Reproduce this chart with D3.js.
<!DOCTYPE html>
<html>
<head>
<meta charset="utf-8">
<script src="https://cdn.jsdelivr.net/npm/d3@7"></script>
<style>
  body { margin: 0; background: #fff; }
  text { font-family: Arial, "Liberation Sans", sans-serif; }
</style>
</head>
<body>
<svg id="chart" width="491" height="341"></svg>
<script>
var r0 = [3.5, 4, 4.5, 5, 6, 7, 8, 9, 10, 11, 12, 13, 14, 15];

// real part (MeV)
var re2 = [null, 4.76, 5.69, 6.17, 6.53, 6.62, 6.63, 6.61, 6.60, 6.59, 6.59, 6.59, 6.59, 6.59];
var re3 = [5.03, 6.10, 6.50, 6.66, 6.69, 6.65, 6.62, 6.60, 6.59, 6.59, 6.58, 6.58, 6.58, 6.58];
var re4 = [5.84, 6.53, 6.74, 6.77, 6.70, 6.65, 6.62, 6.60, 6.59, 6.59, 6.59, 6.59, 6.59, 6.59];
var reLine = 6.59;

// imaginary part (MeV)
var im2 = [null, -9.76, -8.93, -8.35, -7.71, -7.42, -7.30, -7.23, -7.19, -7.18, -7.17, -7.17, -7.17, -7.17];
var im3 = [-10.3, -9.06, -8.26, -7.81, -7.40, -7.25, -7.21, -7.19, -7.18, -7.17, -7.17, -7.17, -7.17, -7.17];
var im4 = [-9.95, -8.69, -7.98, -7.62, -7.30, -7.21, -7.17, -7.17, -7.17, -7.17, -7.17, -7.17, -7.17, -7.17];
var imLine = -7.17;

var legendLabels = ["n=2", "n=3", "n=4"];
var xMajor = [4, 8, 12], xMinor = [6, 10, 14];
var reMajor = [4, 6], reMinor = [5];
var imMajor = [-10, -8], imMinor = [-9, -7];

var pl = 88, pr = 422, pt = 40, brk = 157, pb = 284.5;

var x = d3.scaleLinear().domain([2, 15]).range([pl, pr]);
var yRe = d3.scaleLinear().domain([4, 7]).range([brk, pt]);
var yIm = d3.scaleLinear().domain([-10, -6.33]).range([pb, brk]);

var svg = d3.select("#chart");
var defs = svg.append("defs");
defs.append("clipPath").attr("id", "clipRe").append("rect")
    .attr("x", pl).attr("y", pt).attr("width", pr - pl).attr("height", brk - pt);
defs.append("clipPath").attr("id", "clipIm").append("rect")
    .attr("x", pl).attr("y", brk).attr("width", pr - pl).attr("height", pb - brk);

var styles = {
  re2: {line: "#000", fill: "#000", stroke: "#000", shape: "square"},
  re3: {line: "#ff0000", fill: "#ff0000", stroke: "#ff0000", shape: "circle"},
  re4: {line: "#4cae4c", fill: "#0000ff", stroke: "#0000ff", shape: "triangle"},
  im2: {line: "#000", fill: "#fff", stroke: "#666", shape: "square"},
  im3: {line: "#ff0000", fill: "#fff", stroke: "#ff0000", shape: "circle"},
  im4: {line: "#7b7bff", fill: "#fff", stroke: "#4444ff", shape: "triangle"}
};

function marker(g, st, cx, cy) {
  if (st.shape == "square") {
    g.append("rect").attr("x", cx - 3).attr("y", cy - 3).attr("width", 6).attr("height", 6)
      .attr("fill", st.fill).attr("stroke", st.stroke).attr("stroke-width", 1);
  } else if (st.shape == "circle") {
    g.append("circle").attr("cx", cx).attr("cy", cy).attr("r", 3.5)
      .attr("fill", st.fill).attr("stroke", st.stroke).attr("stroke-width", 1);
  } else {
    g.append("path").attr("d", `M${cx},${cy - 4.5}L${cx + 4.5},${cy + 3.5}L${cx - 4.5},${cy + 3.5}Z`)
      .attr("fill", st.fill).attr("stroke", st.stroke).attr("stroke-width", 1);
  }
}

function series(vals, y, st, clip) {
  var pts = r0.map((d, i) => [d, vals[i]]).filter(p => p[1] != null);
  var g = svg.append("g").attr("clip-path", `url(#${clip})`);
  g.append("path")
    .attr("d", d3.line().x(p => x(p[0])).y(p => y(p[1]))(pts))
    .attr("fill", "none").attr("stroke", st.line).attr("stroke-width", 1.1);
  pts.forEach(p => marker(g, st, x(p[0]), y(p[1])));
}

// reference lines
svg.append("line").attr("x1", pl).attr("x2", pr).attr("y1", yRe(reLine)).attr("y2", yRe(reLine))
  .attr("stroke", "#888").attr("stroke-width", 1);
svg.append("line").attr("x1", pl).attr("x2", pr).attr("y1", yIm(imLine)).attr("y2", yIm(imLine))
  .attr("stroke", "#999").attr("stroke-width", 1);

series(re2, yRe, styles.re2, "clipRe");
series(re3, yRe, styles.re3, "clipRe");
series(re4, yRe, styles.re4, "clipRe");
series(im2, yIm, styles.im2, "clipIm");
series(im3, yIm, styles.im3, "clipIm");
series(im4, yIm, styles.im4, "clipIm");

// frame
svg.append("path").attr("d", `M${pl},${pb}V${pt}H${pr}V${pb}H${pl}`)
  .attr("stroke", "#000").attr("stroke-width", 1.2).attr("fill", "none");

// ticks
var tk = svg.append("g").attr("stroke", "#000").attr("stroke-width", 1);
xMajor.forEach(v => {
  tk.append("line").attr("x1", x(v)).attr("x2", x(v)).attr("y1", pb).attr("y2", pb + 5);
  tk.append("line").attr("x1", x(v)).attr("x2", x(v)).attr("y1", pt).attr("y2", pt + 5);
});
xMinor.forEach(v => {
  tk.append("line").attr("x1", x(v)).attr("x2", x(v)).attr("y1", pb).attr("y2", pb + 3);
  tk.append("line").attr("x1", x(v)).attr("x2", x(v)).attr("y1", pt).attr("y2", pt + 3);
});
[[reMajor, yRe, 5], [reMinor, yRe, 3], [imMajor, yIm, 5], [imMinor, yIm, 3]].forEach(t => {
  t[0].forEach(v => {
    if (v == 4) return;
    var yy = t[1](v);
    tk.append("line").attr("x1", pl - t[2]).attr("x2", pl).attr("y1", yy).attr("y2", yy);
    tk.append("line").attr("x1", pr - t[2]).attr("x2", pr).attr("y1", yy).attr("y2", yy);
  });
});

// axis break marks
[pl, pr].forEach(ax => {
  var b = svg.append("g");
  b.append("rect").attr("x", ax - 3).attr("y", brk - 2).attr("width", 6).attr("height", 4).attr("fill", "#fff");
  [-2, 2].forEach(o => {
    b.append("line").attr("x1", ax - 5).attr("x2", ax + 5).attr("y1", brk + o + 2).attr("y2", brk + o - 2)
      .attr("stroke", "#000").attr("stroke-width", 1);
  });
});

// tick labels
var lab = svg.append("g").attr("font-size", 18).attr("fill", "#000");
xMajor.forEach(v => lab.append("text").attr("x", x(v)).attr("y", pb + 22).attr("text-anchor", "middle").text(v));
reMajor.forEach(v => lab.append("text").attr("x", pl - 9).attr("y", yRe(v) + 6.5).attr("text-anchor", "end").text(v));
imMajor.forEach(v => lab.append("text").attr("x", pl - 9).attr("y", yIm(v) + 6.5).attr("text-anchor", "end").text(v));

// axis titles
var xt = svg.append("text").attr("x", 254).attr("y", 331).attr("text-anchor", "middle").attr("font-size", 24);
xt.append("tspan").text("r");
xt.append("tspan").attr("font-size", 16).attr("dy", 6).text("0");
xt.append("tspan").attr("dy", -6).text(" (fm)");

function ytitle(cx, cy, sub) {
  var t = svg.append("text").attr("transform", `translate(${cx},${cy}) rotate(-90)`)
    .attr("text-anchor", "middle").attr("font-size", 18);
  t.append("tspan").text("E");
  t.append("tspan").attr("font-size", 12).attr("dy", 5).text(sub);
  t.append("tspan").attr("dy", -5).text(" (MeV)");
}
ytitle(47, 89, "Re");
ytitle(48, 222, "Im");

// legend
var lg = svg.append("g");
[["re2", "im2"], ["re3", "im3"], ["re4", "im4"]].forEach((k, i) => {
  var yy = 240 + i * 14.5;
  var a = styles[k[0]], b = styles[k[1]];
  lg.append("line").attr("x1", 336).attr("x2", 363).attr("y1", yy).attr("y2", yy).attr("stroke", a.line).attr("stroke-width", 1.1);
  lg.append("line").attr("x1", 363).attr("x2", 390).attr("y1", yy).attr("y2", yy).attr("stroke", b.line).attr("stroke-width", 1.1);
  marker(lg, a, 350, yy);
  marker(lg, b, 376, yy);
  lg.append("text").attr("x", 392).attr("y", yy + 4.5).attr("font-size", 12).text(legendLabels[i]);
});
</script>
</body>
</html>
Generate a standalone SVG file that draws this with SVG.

■ ■ ■

Task to complete —
Print the material above verbatim, first line through the line containing "var reLine = 6.59;", both included.

Exercise result —
Reproduce this chart with D3.js.
<!DOCTYPE html>
<html>
<head>
<meta charset="utf-8">
<script src="https://cdn.jsdelivr.net/npm/d3@7"></script>
<style>
  body { margin: 0; background: #fff; }
  text { font-family: Arial, "Liberation Sans", sans-serif; }
</style>
</head>
<body>
<svg id="chart" width="491" height="341"></svg>
<script>
var r0 = [3.5, 4, 4.5, 5, 6, 7, 8, 9, 10, 11, 12, 13, 14, 15];

// real part (MeV)
var re2 = [null, 4.76, 5.69, 6.17, 6.53, 6.62, 6.63, 6.61, 6.60, 6.59, 6.59, 6.59, 6.59, 6.59];
var re3 = [5.03, 6.10, 6.50, 6.66, 6.69, 6.65, 6.62, 6.60, 6.59, 6.59, 6.58, 6.58, 6.58, 6.58];
var re4 = [5.84, 6.53, 6.74, 6.77, 6.70, 6.65, 6.62, 6.60, 6.59, 6.59, 6.59, 6.59, 6.59, 6.59];
var reLine = 6.59;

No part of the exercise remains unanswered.